TVアニメ「少女終末旅行」の感想と作品の紹介をしていきます。(ネタバレなし)
見どころやおすすめポイントなど紹介。
作品の概要
繁栄と栄華を極めた人間たちの文明が崩壊してから長い年月が過ぎた。
生き物のほとんどが死に絶え、全てが終わってしまった世界。
残されたのは廃墟となった巨大都市と朽ち果てた機械だけ。
いつ世界は終わってしまったのか、なぜ世界は終わってしまったのか、
そんなことを疑問にさえ思わなくなった終わりの世界で、
ふたりぼっちになってしまった少女、チトとユーリ。
ふたりは今日も延々と続く廃墟の中を、
愛車ケッテンクラートに乗って、あてもなく彷徨う。
冷静で頭脳明晰な性格の「チト」と楽観的で器用な「ユーリ」が、文明が崩壊した後の世界を放浪するディストピアファンタジー。
かつての文明が残した廃墟を舞台に、生存者たちとの交流などを経験しながら巨大都市の頂上を目指します。

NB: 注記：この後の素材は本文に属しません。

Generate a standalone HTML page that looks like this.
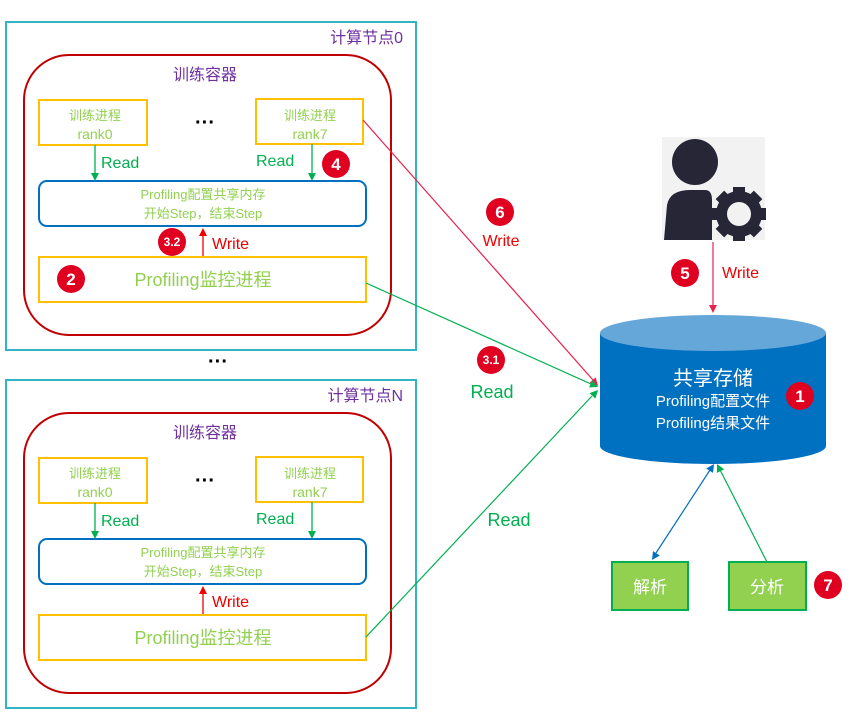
<!DOCTYPE html>
<html><head><meta charset="utf-8"><style>
body{margin:0;background:#fff}
svg{display:block;font-family:"Liberation Sans","Noto Sans CJK SC",sans-serif}
</style></head><body>
<svg width="865" height="717" viewBox="0 0 865 717" xmlns="http://www.w3.org/2000/svg">
<g>
<rect x="24" y="55" width="367" height="280" rx="45" fill="none" stroke="#c00000" stroke-width="2"/>
<text x="205" y="80" font-size="16" fill="#7030a0" text-anchor="middle">训练容器</text>
<rect x="39" y="100" width="108" height="45" fill="none" stroke="#ffc000" stroke-width="2"/>
<text x="95" y="120" font-size="13" fill="#92d050" text-anchor="middle">训练进程</text>
<text x="95" y="139" font-size="14" fill="#92d050" text-anchor="middle">rank0</text>
<rect x="256" y="99" width="107" height="45" fill="none" stroke="#ffc000" stroke-width="2"/>
<text x="310" y="120" font-size="13" fill="#92d050" text-anchor="middle">训练进程</text>
<text x="310" y="139" font-size="14" fill="#92d050" text-anchor="middle">rank7</text>
<text x="205" y="129" font-size="20" fill="#000" text-anchor="middle" font-weight="bold">···</text>
<line x1="95" y1="145" x2="95" y2="174" stroke="#00b050" stroke-width="1.3"/>
<polygon points="91,173 99,173 95,181" fill="#00b050"/>
<text x="101" y="168" font-size="16" fill="#00b050">Read</text>
<line x1="312" y1="144" x2="312" y2="174" stroke="#00b050" stroke-width="1.3"/>
<polygon points="308,173 316,173 312,181" fill="#00b050"/>
<text x="256" y="166" font-size="16" fill="#00b050">Read</text>
<rect x="39" y="181" width="327" height="45" rx="8" fill="none" stroke="#0070c0" stroke-width="2"/>
<text x="203" y="199" font-size="13" fill="#92d050" text-anchor="middle">Profiling配置共享内存</text>
<text x="203" y="218" font-size="13" fill="#92d050" text-anchor="middle">开始Step，结束Step</text>
<line x1="203" y1="257" x2="203" y2="234" stroke="#ee0000" stroke-width="1.3"/>
<polygon points="199,236 207,236 203,228" fill="#ee0000"/>
<text x="212" y="249" font-size="16" fill="#ee0000">Write</text>
<rect x="39" y="257" width="327" height="45" fill="none" stroke="#ffc000" stroke-width="2"/>
<text x="203" y="286" font-size="18" fill="#92d050" text-anchor="middle">Profiling监控进程</text>
</g>
<g transform="translate(0,358)">
<rect x="24" y="55" width="367" height="280" rx="45" fill="none" stroke="#c00000" stroke-width="2"/>
<text x="205" y="80" font-size="16" fill="#7030a0" text-anchor="middle">训练容器</text>
<rect x="39" y="100" width="108" height="45" fill="none" stroke="#ffc000" stroke-width="2"/>
<text x="95" y="120" font-size="13" fill="#92d050" text-anchor="middle">训练进程</text>
<text x="95" y="139" font-size="14" fill="#92d050" text-anchor="middle">rank0</text>
<rect x="256" y="99" width="107" height="45" fill="none" stroke="#ffc000" stroke-width="2"/>
<text x="310" y="120" font-size="13" fill="#92d050" text-anchor="middle">训练进程</text>
<text x="310" y="139" font-size="14" fill="#92d050" text-anchor="middle">rank7</text>
<text x="205" y="129" font-size="20" fill="#000" text-anchor="middle" font-weight="bold">···</text>
<line x1="95" y1="145" x2="95" y2="174" stroke="#00b050" stroke-width="1.3"/>
<polygon points="91,173 99,173 95,181" fill="#00b050"/>
<text x="101" y="168" font-size="16" fill="#00b050">Read</text>
<line x1="312" y1="144" x2="312" y2="174" stroke="#00b050" stroke-width="1.3"/>
<polygon points="308,173 316,173 312,181" fill="#00b050"/>
<text x="256" y="166" font-size="16" fill="#00b050">Read</text>
<rect x="39" y="181" width="327" height="45" rx="8" fill="none" stroke="#0070c0" stroke-width="2"/>
<text x="203" y="199" font-size="13" fill="#92d050" text-anchor="middle">Profiling配置共享内存</text>
<text x="203" y="218" font-size="13" fill="#92d050" text-anchor="middle">开始Step，结束Step</text>
<line x1="203" y1="257" x2="203" y2="234" stroke="#ee0000" stroke-width="1.3"/>
<polygon points="199,236 207,236 203,228" fill="#ee0000"/>
<text x="212" y="249" font-size="16" fill="#ee0000">Write</text>
<rect x="39" y="257" width="327" height="45" fill="none" stroke="#ffc000" stroke-width="2"/>
<text x="203" y="286" font-size="18" fill="#92d050" text-anchor="middle">Profiling监控进程</text>
</g>
<rect x="6" y="22" width="410" height="328" fill="none" stroke="#31b4c6" stroke-width="2"/>
<text x="403" y="43" font-size="16" fill="#7030a0" text-anchor="end">计算节点0</text>
<rect x="6" y="380" width="410" height="328" fill="none" stroke="#31b4c6" stroke-width="2"/>
<text x="403" y="401" font-size="16" fill="#7030a0" text-anchor="end">计算节点N</text>
<text x="218" y="368" font-size="20" fill="#000" text-anchor="middle" font-weight="bold">···</text>

<line x1="363" y1="120" x2="593" y2="380" stroke="#e8204a" stroke-width="1.2"/>
<polygon points="598,386 589.7,382.6 595.7,377.4" fill="#e8204a"/>
<text x="501" y="246" font-size="16" fill="#ee0000" text-anchor="middle">Write</text>
<line x1="366" y1="283" x2="591" y2="384" stroke="#00b050" stroke-width="1.2"/>
<polygon points="598,387 589.1,387.4 592.3,380" fill="#00b050"/>
<text x="492" y="398" font-size="18" fill="#00b050" text-anchor="middle">Read</text>
<line x1="366" y1="637" x2="592" y2="396" stroke="#00b050" stroke-width="1.2"/>
<polygon points="598,390 595.4,398.6 589.6,393.1" fill="#00b050"/>
<text x="509" y="526" font-size="18" fill="#00b050" text-anchor="middle">Read</text>

<rect x="662" y="137" width="103" height="103" fill="#f2f2f2"/>
<circle cx="695" cy="162" r="23" fill="#262636"/>
<path d="M664,240 L667,205 Q670,190 690,190 L705,190 Q712,190 712,200 L712,240z" fill="#262636"/>
<g transform="translate(739,214)">
<circle r="23" fill="#262636"/>
<rect x="-6" y="-27" width="12" height="54" fill="#262636"/>
<rect x="-27" y="-6" width="54" height="12" fill="#262636"/>
<rect x="-6" y="-27" width="12" height="54" fill="#262636" transform="rotate(45)"/>
<rect x="-6" y="-27" width="12" height="54" fill="#262636" transform="rotate(-45)"/>
<circle r="12" fill="#f2f2f2"/>
</g>
<line x1="713" y1="242" x2="713" y2="306" stroke="#e8204a" stroke-width="1.2"/>
<polygon points="709,305 717,305 713,313" fill="#e8204a"/>
<text x="722" y="278" font-size="16" fill="#ee0000">Write</text>

<path d="M600,333 L600,446 A113,18 0 0 0 826,446 L826,333z" fill="#0070c0"/>
<ellipse cx="713" cy="333" rx="113" ry="18" fill="#65a7d9"/>
<text x="713" y="385" font-size="20" fill="#fff" text-anchor="middle">共享存储</text>
<text x="713" y="406" font-size="15" fill="#fff" text-anchor="middle">Profiling配置文件</text>
<text x="713" y="428" font-size="15" fill="#fff" text-anchor="middle">Profiling结果文件</text>

<line x1="656" y1="553" x2="710" y2="470" stroke="#0070c0" stroke-width="1.2"/>
<polygon points="714,464 713,472.9 706.2,468.5" fill="#0070c0"/>
<polygon points="652,560 659.8,555.5 653,551.1" fill="#0070c0"/>
<line x1="767" y1="562" x2="720.6" y2="471" stroke="#00b050" stroke-width="1.2"/>
<polygon points="717,464 724.2,469.3 717,472.9" fill="#00b050"/>
<rect x="612" y="562" width="76" height="48" fill="#92d050" stroke="#00b050" stroke-width="2"/>
<text x="650" y="593" font-size="17" fill="#fff" text-anchor="middle">解析</text>
<rect x="729" y="562" width="77" height="48" fill="#92d050" stroke="#00b050" stroke-width="2"/>
<text x="767" y="593" font-size="17" fill="#fff" text-anchor="middle">分析</text>

<g font-size="17" fill="#fff" text-anchor="middle" font-weight="bold">
<circle cx="336" cy="164" r="14" fill="#e00020"/><text x="336" y="170">4</text>
<circle cx="172" cy="242" r="14" fill="#e00020"/><text x="172" y="246" font-size="12">3.2</text>
<circle cx="71" cy="279" r="14" fill="#e00020"/><text x="71" y="285">2</text>
<circle cx="500" cy="212" r="14" fill="#e00020"/><text x="500" y="218">6</text>
<circle cx="491" cy="360" r="14" fill="#e00020"/><text x="491" y="364" font-size="12">3.1</text>
<circle cx="685" cy="273" r="14" fill="#e00020"/><text x="685" y="279">5</text>
<circle cx="800" cy="396" r="14" fill="#e00020"/><text x="800" y="402">1</text>
<circle cx="828" cy="585" r="14" fill="#e00020"/><text x="828" y="591">7</text>
</g>
</svg>
</body></html>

WEB漫画サイト「くらげバンチ」で連載されていた漫画が原作です。
全12話
ジャンル:ファンタジー、SF
監督:尾崎隆晴
シリーズ構成:筆安一幸
キャラクターデザイン:戸田麻衣
音楽:末廣健一郎
アニメーション制作:WHITE FOX
ユーリ:久保ユリカ
個人的な感想
良くできた何気ない雰囲気
言葉にすることが難しい(語彙力が足らないだけですが)この作品を、一言であらわすなら非常に良く出来た雰囲気アニメでしょうか。
ガレキだらけの廃墟、寂れた廃工場、降り積もる雪。
大きな戦争の後を想像させるような荒廃した世界。
そういった何もない無機質な雰囲気を丁寧に描いています。
その雰囲気を上手く活かすように想像させ余韻を残すような、静かだけどもメッセージ性のあるエピソードが多かったように思えました。
絶望的だけど明るい
終末世界だけあって、デフォルメの効いたデザインとは裏腹にかなり過酷な世界観だったりします。
僕は終末世界と聞くと「北斗の拳」や「Fallout」のようにモヒカンがヒャッハー!してくる世界を想像しますが、全くもってそんなことはなかったです。
とはいえ暴力が支配する世界ではないだけで、生き抜くために限られた食料を奪い合うぐらいには厳しい世界。
そんな中、少女2人だけで旅をするという過酷な状況に置かれてるわけですが、あまり暗さを感じさせません。
基本的には少女2人がゆる~くだべりながら旅をするので、日常系では?と思わせるぐらいには明るい雰囲気です。
絶望的だけど明るいこの独特な雰囲気が、この作品の他にはないユニークさだと思います。
荒廃した世界、未知との遭遇
荒廃した世界で少女2人の旅は、未知との遭遇ばかりです。
ここで言う未知というものは、最盛期の人類が残したオーバーテクノロジーのような、僕らにとっての未知だけではありません。
チトとユーリの暮らす世界はあらゆるものの知識が失われてるので、現代の何気ない知識であっても彼女たちにとっては未知のモノだったりするのです。
彼女たちには「魚」や「チョコ」、「カメラ」などの知識すら持っていません。
それら未知のモノに対する2人の反応が面白いので、SF好きとしてはなかなか見ごたえがありました。
他にも馴染みのない風習やちょっと変わった文化といったポイントも、なかなか個人的なツボをついてきてます。
また終末に生きる人々のヒューマンドラマも面白く、過酷な世界でちょっと変わった生きがいに没頭する姿はいろいろと考えさせられるものがありました。

こんな人に特にオススメ
退廃した雰囲気を味わいたい
やはりこの作品で魅力的なのはこの終末の雰囲気だと思います。
舞台となるのはガレキの山や廃工場、捨てられた施設ばかりなので、退廃的な世界観が好きな方へオススメです。
おわりに
文明が崩壊し、荒廃した世界で2人の少女が旅をするディストピアファンタジー。
生物の気配が感じられない廃墟やガレキの山などを、ゆる~くだべりながら旅をします。
退廃的で無機質な雰囲気づくりが見事で、何もない文明崩壊後の終末感を味わえるのもポイント。
多くは語らないものの過去の人類がどのように生活していたのかなど、想像力を刺激するようなSF要素も面白いです。
人類衰退の謎を追って解決する!などといった壮大なストーリーがあるわけではないので、エンタメ性には少し欠けるかもしれません。
あくまでも終末を生きる普通の少女2人のなんでもない旅なのです。
なので人を選ぶ作品かもしれませんがこの作り上げられた退廃的な雰囲気は本物なので、気になった方はぜひ見てこの世界観に浸ってもらえればと思います。